イラクで広島原爆展開催の要請

2009年5月16日

 長い間在日イラク大使を務めていた、アルジュマイリ大使が離日するに当たって、私に要請を依頼していった案件があった。イラクの三都市で、ぜひ広島原爆展を開催して欲しいし、広島市長にイラク国民を激励に、来ていただきたいというものだった。

そのアルジュマイリ大使の要請を、お伝えするために14日に広島に入り、15日に広島市長にお伝えしてきた。広島市長は前向きにお聞きくださった。しかし、この話を広島市長と市に持ち込むには、こちらからイラクの現状を、出来るだけ正確にお伝えすることも、私の役割であろうと考え、5月前半にイラクを訪問した際の、イラク国内状況の印象をお伝えした。

そのなかで、イラクはアメリカ軍の撤退を来年に控え、国内各派は戦々恐々としており、危険がはらんでいる。従って、アメリカ軍の撤退前後の状況を見て、展示会を開催するか否かを、決めるべきであろうとお伝えもした。

 イラクのクルド地区エルビルで開催された、国際会議に参加したことは、既にこの欄でお伝えしたが、エルビル市以外のクルド地区の都市の様子を、もう少し詳しくお伝えしようと思う。

 最も危険性が高まっているのは、石油資源が大量に埋蔵している、キルクーク市のようだ。ここではクルド人、スンニー派、シーア派、トルコマン人それぞれが、各派それぞれに幾つもの派閥、グループを結成しており、それらのグループ間で何時、武力衝突が起こるかわからない状況にある。

 市内には幾つもの検問所、ブロックが置かれ、各派がそれぞれに縄張りを守っている。従って、市民は身の安全を守るために、出来るだけ外出を控えているし、市当局も危険度が高いために、基本的な市民に対するサービスが、出来なくなっており、市内はごみの収集さえ出来ず、悪臭が漂っているということだ。

 多少の差はあるものの、モースル市も同様の、危険地帯になっているようだ。こうした傾向は、イラクの他の場所でもいえることであり、イラク国内の治安状況が改善しているという、幻想は抱かないほうがよさそうだ。

 キルクーク市など、エルビル市以外の都市の状況を、調べてくれたトルコ人の友人は、同族であるイラクのトルコマン人についても、何十もの組織が誕生し、対立関係にあったと残念がっていた。

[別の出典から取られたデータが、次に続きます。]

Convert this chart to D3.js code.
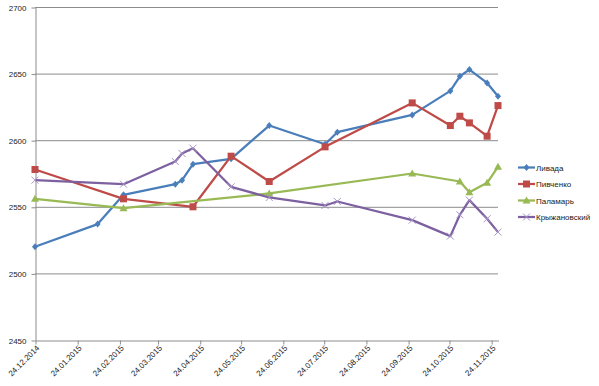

 最近、イラクのマリキー首相がアメリカ軍の早期撤退や、アメリカの警備会社の長期契約について不満を述べ、一日でも早く出て行って欲しいと言い出したのは、実は本音ではない。彼は出来るだけアメリカ軍に、長期駐留して欲しいと望んでいるであろう。

アメリカ軍が撤退して行ったら(実際には5万人以上のアメリカ兵が、撤退後も治安維持訓練指導を名目に、残留し続けることになっている)、マリキー首相が暗殺される可能性は、高まるからだ。

 それにも拘らず、マリキー首相がアメリカ出て行け論をぶつのは、国内各派の突き上げに対する、宥めを目的としているに過ぎない。

 イラクの各派は、一日も早くアメリカ軍が出て行けば、自分たちがイラクの石油収入を、牛耳れると考えているからだ。もちろん、そのための主導権を握るには、戦闘も辞さない構えなのだ。

 そうしたイラクの現状を、正確に分析しないで原爆反対、復興激励に広島市が動くのは、危険極まりないことだ。イラク国民を激励し、核兵器の危険性を訴えることは、被爆都市広島の世界に対する、重大な役割であろう。

 その広島市の努力を、成果が大きく、安全な形で進めていくためには、日本国内外の、あらゆる組織機関との協力の下に、世界の国々の状況を、正確に把握する努力も必要であろう。世界で最も安全度の高い日本の状況で判断し、行動を起こすべきではない。そのためには、くだらない市の面子や、市長の面子にこだわるべきではあるまい。